Aimee Mann talks about love, addiction, and her album, The Forgotten Arm.

I had a relationship with [musician and producer] Jon Brion, and I found that really inspiring because he's such a great musician and he also played music all the time in the house. He was the house DJ—always playing guitar and stuff. Just to be around such a great musician, it's inspiring. So we made a lot of music together and played shows here and there, nothing career-based, but just for fun. He’d be hanging around in the living room in his pajamas, playing some chord progression, and I'd walk in and be like, "What is that? I have some ideas for that."

How’s writing songs around your husband?

We don't write together; we play shows, but don't write. Most of the time when I play him something, it's more for his professional opinion, like "Do you think this needs a bridge?" or "Should I keep it at three verses?" It's not really like "Hey, honey, listen to my new song."

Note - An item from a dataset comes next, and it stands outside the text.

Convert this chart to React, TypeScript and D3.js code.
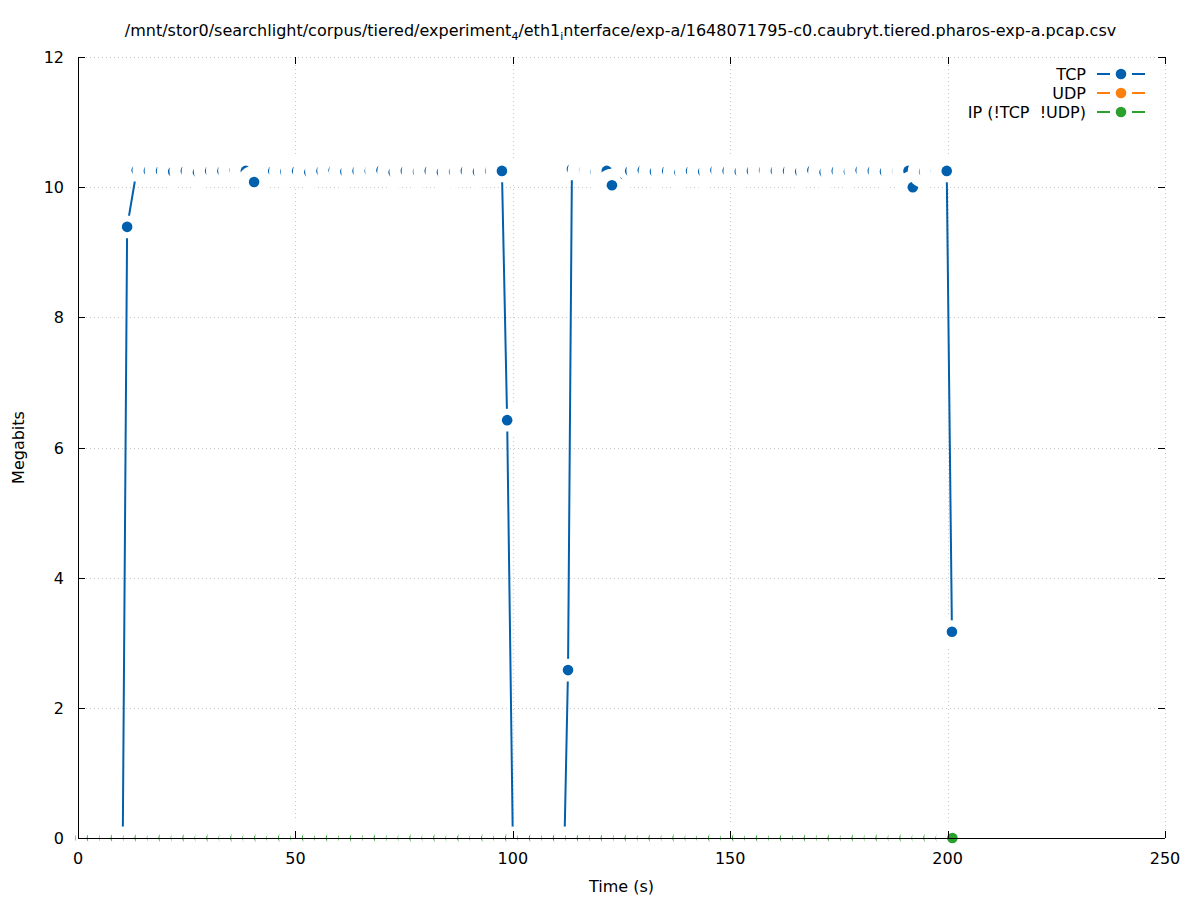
import React from "react";
import * as d3 from "d3";

const W = 1197;
const H = 900;

const xTicks = [0, 50, 100, 150, 200, 250];
const yTicks = [0, 2, 4, 6, 8, 10, 12];

// TCP throughput (Megabits) per sample time (s)
const tcpTime = [
  10.3, 11.3, 13.5, 16.3, 19.1, 21.9, 24.8, 27.6, 30.4, 33.2, 36.0, 38.6, 40.5,
  44.9, 47.7, 50.4, 53.2, 56.0, 58.8, 61.5, 64.3, 67.1, 69.8, 72.6, 75.4, 78.2,
  80.9, 83.7, 86.5, 89.2, 92.0, 94.8, 97.5, 98.7, 100.0, 102.3, 105.0, 107.8,
  110.5, 111.9, 112.7, 113.6, 116.4, 119.0, 121.6, 122.8, 127.0, 129.9, 132.7,
  135.5, 138.3, 141.0, 143.8, 146.6, 149.4, 152.2, 155.0, 157.8, 160.5, 163.3,
  166.1, 168.9, 171.7, 174.5, 177.3, 180.0, 182.8, 185.6, 188.4, 191.0, 192.0,
  194.6, 197.3, 199.8, 201.0,
];
const tcpMbit = [
  0, 9.39, 10.26, 10.25, 10.25, 10.24, 10.25, 10.23, 10.25, 10.25, 10.26, 10.25, 10.08,
  10.25, 10.24, 10.25, 10.23, 10.25, 10.26, 10.24, 10.25, 10.25, 10.26, 10.23, 10.25, 10.24,
  10.25, 10.23, 10.24, 10.25, 10.24, 10.25, 10.25, 6.42, 0, 0, 0, 0,
  0, 0, 2.58, 10.28, 10.25, 10.24, 10.25, 10.03, 10.25, 10.26, 10.24,
  10.25, 10.23, 10.25, 10.24, 10.26, 10.25, 10.24, 10.25, 10.26, 10.25, 10.25,
  10.24, 10.26, 10.23, 10.25, 10.24, 10.26, 10.25, 10.24, 10.25, 10.25, 10.0,
  10.24, 10.25, 10.25, 3.17,
];

// UDP and other IP share the same sample times
const ipTime = [
  0.5, 3.2, 6.0, 8.7, 11.5, 14.2, 17.0, 19.7, 22.5, 25.2, 28.0, 30.7, 33.5, 36.2,
  39.0, 41.7, 44.5, 47.2, 50.0, 52.7, 55.5, 58.2, 61.0, 63.7, 66.5, 69.2, 72.0,
  74.7, 77.4, 80.2, 82.9, 85.7, 88.4, 91.2, 93.9, 96.7, 99.4, 102.2, 104.9, 107.7,
  110.4, 113.2, 115.9, 118.7, 121.4, 124.2, 126.9, 129.7, 132.4, 135.2, 137.9,
  140.7, 143.4, 146.1, 148.9, 151.6, 154.4, 157.1, 159.9, 162.6, 165.4, 168.1,
  170.9, 173.6, 176.4, 179.1, 181.9, 184.6, 187.4, 190.1, 192.9, 195.6, 198.4, 201.1,
];
const udpMbit = [
  0, 0, 0, 0, 0, 0, 0, 0, 0, 0, 0, 0, 0, 0, 0, 0, 0, 0, 0, 0, 0, 0, 0, 0, 0,
  0, 0, 0, 0, 0, 0, 0, 0, 0, 0, 0, 0, 0, 0, 0, 0, 0, 0, 0, 0, 0, 0, 0, 0, 0,
  0, 0, 0, 0, 0, 0, 0, 0, 0, 0, 0, 0, 0, 0, 0, 0, 0, 0, 0, 0, 0, 0, 0, 0,
];
const ipMbit = [
  0, 0, 0, 0, 0, 0, 0, 0, 0, 0, 0, 0, 0, 0, 0, 0, 0, 0, 0, 0, 0, 0, 0, 0, 0,
  0, 0, 0, 0, 0, 0, 0, 0, 0, 0, 0, 0, 0, 0, 0, 0, 0, 0, 0, 0, 0, 0, 0, 0, 0,
  0, 0, 0, 0, 0, 0, 0, 0, 0, 0, 0, 0, 0, 0, 0, 0, 0, 0, 0, 0, 0, 0, 0, 0,
];

const series = [
  { key: "tcp", name: "TCP", color: "#0060ad", time: tcpTime, value: tcpMbit },
  { key: "udp", name: "UDP", color: "#ff7f0e", time: ipTime, value: udpMbit },
  { key: "ip", name: "IP (!TCP  !UDP)", color: "#2ca02c", time: ipTime, value: ipMbit },
];

const DOT = 5.3; // point radius
const GAP = 11.4; // line interruption around each point
const BOX = 16.4; // background disc painted behind each point

export default function App() {
  const x = d3.scaleLinear().domain([0, 250]).range([78, 1165]);
  const y = d3.scaleLinear().domain([0, 12]).range([838, 57]);
  const [x0, x1] = x.range();
  const [y0, y1] = y.range();
  const tick = 7;

  const line = (s: typeof series[0]) =>
    d3.line<number>().x((i) => x(s.time[i])).y((i) => y(s.value[i]))(s.time.map((_, i) => i)) || "";

  return (
    <div style={{ position: "absolute", left: 0, top: 0 }}>
      <svg width={W} height={H} style={{ display: "block", background: "#fff" }} fontFamily="'DejaVu Sans', sans-serif">
        <defs>
          {series.map((s) => (
            <mask key={s.key} id={`gap-${s.key}`} maskUnits="userSpaceOnUse" x={0} y={0} width={W} height={H}>
              <rect width={W} height={H} fill="white" />
              {s.time.map((t, i) => (
                <circle key={i} cx={x(t)} cy={y(s.value[i])} r={GAP} fill="black" />
              ))}
            </mask>
          ))}
        </defs>

        {/* grid */}
        <g stroke="#c8c8c8" strokeWidth={1} strokeDasharray="1 3">
          {xTicks.filter((t) => t > 0).map((t) => (
            <line key={t} x1={Math.round(x(t)) + 0.5} x2={Math.round(x(t)) + 0.5} y1={y0} y2={y1} />
          ))}
          {yTicks.filter((t) => t > 0).map((t) => (
            <line key={t} x1={x0} x2={x1} y1={Math.round(y(t)) + 0.5} y2={Math.round(y(t)) + 0.5} />
          ))}
        </g>

        {/* points, each with its background disc */}
        {series.map((s) => (
          <g key={s.key}>
            {s.time.map((t, i) => (
              <g key={i}>
                <circle cx={x(t)} cy={y(s.value[i])} r={BOX} fill="#fff" />
                <circle cx={x(t)} cy={y(s.value[i])} r={DOT} fill={s.color} />
              </g>
            ))}
          </g>
        ))}

        {/* lines */}
        {series.map((s) => (
          <path key={s.key} d={line(s)} fill="none" stroke={s.color} strokeWidth={2} mask={`url(#gap-${s.key})`} />
        ))}

        {/* axes */}
        <g stroke="#000" strokeWidth={1} fill="none">
          <line x1={x0 + 0.5} x2={x0 + 0.5} y1={y1} y2={y0 + 0.5} />
          <line x1={x0} x2={x1} y1={y0 + 0.5} y2={y0 + 0.5} />
          {xTicks.map((t) => (
            <g key={t}>
              <line x1={Math.round(x(t)) + 0.5} x2={Math.round(x(t)) + 0.5} y1={y0} y2={y0 - tick} />
              <line x1={Math.round(x(t)) + 0.5} x2={Math.round(x(t)) + 0.5} y1={y1} y2={y1 + tick} />
            </g>
          ))}
          {yTicks.map((t) => (
            <g key={t}>
              <line x1={x0} x2={x0 + tick} y1={Math.round(y(t)) + 0.5} y2={Math.round(y(t)) + 0.5} />
              <line x1={x1} x2={x1 - tick} y1={Math.round(y(t)) + 0.5} y2={Math.round(y(t)) + 0.5} />
            </g>
          ))}
        </g>

        <g fontSize={16} fill="#000">
          {xTicks.map((t) => (
            <text key={t} x={x(t)} y={y0 + 26} textAnchor="middle">{t}</text>
          ))}
          {yTicks.map((t) => (
            <text key={t} x={x0 - 14} y={y(t) + 6} textAnchor="end">{t}</text>
          ))}
          <text x={(x0 + x1) / 2} y={892} textAnchor="middle">Time (s)</text>
          <text transform={`translate(24,${(y0 + y1) / 2}) rotate(-90)`} textAnchor="middle">Megabits</text>
          <text x={620.5} y={36} textAnchor="middle">
            /mnt/stor0/searchlight/corpus/tiered/experiment
            <tspan fontSize={11} dy={4}>4</tspan>
            <tspan dy={-4}>/eth1</tspan>
            <tspan fontSize={11} dy={4}>i</tspan>
            <tspan dy={-4}>nterface/exp-a/1648071795-c0.caubryt.tiered.pharos-exp-a.pcap.csv</tspan>
          </text>
        </g>

        {/* legend */}
        <g fontSize={16}>
          {series.map((s, i) => {
            const ly = 74 + i * 19;
            return (
              <g key={s.key}>
                <text x={1086} y={ly + 6} textAnchor="end" style={{ whiteSpace: "pre" }}>{s.name}</text>
                <line x1={1097} x2={1110} y1={ly} y2={ly} stroke={s.color} strokeWidth={2} />
                <line x1={1132} x2={1145} y1={ly} y2={ly} stroke={s.color} strokeWidth={2} />
                <circle cx={1121} cy={ly} r={DOT} fill={s.color} />
              </g>
            );
          })}
        </g>
      </svg>
    </div>
  );
}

Do you look to movies for inspiration?

I'm not one of the people who goes to the movies, especially a lot of Hollywood movies. I just can't handle the nonstop action; I get into a stupor and my brain shuts down. But a really great movie can be inspiring. Last year I thought Eternal Sunshine [of the Spotless Mind] was really, really great. It was like the most dysfunctional relationship that we've all been in, and yet they still go ahead and say, "Yes," even though they know how it will supposedly end. There's something so touching and human and pathetic about it.

You've talked about how you don't really think of your relationship with your husband as a "relationship," because you define a relationship "as being this sort of unwieldy, nightmarish thing." Does The Forgotten Arm reflect that?

The Forgotten Arm is a reference my friend made to this boxing move, where you hide one arm below as you're hitting with the other. After a while, the forgotten arm comes up in an uppercut. The drug addiction in this story is that surprise punch. You try not to think about it too much until it's too late. And relationships can be like that. If you grow up around relationships that aren't very healthy, then you get an idea that relationships themselves are the thing that makes you unhappy. So I find it's best to just redefine them altogether.

Aimee Mann was interviewed by Katie Hasty, a music writer based in New York.